Poundcake, Aloha Via Satellite (Q Division)

"Raise your hand if you're alternative," sings Clayton Scobule on the killer single "Kick the Can," knowing full well that he probably isn't. He also sounds as if he couldn't care less, and neither could I -- not as long as he and drummer Mark Rivers turn out such sharp, cerebral tunes and the band sport such a tight mix of guitars and harmonies.

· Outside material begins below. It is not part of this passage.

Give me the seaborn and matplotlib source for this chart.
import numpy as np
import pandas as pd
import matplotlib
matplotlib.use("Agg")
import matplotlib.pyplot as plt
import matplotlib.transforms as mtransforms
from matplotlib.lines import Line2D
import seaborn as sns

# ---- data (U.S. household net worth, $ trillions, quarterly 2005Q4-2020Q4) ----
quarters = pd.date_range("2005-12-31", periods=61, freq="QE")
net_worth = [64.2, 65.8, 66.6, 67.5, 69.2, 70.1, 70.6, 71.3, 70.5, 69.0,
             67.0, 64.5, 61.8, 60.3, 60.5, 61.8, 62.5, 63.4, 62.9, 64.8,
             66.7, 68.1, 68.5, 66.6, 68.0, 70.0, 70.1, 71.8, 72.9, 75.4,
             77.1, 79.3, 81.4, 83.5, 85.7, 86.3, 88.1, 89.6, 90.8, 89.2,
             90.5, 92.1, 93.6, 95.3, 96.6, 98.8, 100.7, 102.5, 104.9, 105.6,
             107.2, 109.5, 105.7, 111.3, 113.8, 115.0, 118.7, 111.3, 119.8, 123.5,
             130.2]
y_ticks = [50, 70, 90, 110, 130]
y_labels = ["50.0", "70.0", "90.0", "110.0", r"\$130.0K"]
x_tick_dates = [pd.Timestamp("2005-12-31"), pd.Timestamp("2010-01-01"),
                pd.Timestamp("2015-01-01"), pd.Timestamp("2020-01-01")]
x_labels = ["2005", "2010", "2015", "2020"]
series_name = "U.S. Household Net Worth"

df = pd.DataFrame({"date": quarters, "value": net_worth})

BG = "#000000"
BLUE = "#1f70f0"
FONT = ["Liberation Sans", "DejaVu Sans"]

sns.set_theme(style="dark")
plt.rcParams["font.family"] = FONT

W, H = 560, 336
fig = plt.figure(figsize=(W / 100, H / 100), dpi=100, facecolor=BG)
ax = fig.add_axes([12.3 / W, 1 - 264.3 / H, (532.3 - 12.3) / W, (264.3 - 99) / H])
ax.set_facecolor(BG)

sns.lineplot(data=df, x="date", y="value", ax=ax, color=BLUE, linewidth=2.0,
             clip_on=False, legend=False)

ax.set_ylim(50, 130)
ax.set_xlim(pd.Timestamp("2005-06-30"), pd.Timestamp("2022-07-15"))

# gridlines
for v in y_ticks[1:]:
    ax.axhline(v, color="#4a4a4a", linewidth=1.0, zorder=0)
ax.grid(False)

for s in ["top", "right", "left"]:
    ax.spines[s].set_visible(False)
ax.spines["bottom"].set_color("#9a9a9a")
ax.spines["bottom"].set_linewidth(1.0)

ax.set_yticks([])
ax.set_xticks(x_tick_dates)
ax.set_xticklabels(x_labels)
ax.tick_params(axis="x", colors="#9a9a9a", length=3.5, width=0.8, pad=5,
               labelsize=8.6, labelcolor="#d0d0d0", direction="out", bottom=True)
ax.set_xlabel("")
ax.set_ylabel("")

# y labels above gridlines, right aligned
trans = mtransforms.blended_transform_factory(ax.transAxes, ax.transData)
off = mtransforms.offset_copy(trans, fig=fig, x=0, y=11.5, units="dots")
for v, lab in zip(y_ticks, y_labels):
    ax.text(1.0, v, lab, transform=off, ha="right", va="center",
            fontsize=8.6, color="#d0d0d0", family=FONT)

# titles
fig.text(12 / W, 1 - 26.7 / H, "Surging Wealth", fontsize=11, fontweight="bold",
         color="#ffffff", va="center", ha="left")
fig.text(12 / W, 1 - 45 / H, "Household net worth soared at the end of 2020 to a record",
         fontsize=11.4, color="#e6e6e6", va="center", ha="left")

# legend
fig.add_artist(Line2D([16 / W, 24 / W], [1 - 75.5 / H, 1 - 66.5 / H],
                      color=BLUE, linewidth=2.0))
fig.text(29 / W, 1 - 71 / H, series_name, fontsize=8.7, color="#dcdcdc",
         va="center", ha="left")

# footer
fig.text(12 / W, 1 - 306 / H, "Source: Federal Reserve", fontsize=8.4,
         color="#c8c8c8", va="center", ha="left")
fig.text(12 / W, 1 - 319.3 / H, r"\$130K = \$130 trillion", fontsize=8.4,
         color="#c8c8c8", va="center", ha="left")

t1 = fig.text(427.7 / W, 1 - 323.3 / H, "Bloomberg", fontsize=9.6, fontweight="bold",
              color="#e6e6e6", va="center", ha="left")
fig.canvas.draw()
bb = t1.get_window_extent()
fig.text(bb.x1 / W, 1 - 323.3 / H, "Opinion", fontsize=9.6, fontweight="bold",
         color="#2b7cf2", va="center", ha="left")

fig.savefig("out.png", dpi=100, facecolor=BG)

Peter Wolf, Long Line (Reprise)

Nobody embodies local rock better than this guy, who released his best solo album this year and got better reviews than sales -- probably because most fans were expecting a house-party album in the old J. Geils Band vein. But Wolf made the right creative move by plugging into an acoustic-tinged sound that brings in some folk and blues without shortchanging the soul. Working with various collaborators, including former significant other Aimee Mann, he's written a fine set of tunes that spill some hard-earned life lessons but keep his characteristic swagger intact. And just because it's more serious, that don't mean it ain't fun.

[Merrie Amsterburg]

Merrie Amsterburg, Season of Rain (Q Division)

Lovely, downcast, broken-winged songs delivered in mostly acoustic settings, with just enough of a pop knack to keep things from getting precious. The former Natives frontwoman hits her stride on this melodically rich, beautifully sung album, which has probably hit my player after 2 a.m. more than any other.

Quivvver, Superheroes/Been There Done That (Jook-a-Teena)

Ah, the original line-up of Quivvver -- the costumes and wigs, the tribal rhythms, the melodies popping up from nowhere. Co-produced by Come's Thalia Zedek, this album revealed the musical polish and lyrical poignance behind their live exuberance. Singer/drummer Kristina Kehrer's departure has since turned them into a much different band, but recent gigs indicate that the new Quivvver are no slouch.

The Gravel Pit, The Gravel Pit Manifesto (Q Division)

Gravel Pit have now gone from being "that weird band who moved here from New Haven" to a much-liked local headliner. Part of the reason is this album, which makes the smart move of putting their full-tilt rock side up front while keeping their experimental side between the lines. There are still some surprises, but it's the garagy, organ-powered rockers like "New Haven," "Thought Powered Cloud," and "Officer Dwight Boyd" (sort of a "Cop Killer" for fictional cops) that really make this one click.

Come, Near Life Experience (Matador)

Not quite Come's best, this half-hour disc sounds about two songs shy of a complete statement. It's still a remarkably strong effort when you consider the state of the band at the time (the rhythm section had just quit, leaving singer-guitarists Thalia Zedek and Chris Brokaw as the only full-time members). The swampy and shadowy Come sound remains intact, and the two take advantage of the opportunity to work in some new elements: Brokaw sings a lead, Zedek shows a softer side, and strings and keyboards are woven into the mix. The ideal Come album would combine the sound of their recent acoustic gigs with the edgier one here.

Butterscott, St. Jon's Woody (cassette)

Trust me: 20 years from now, some obsessive collectors in Europe are going to declare Jonathan Scott a cult hero, reissue all his cassette albums on CD, and wake up his mom while beating a path to his door and begging for a reunion tour. Meanwhile, Scott's band of psychedelic pranksters release at least two albums per year (this year they also did Live at Lunch, taken from a WMBR gig) crammed full of in-jokes, pop-cultural references, distorted '60s reflections, crafty cynicism, and ridiculously catchy tunes. Summer song of the year: "Blow Pop Sun," local references ("Hanging out at the Au Bon Pain/Listening to bad alt-rock bands") and all.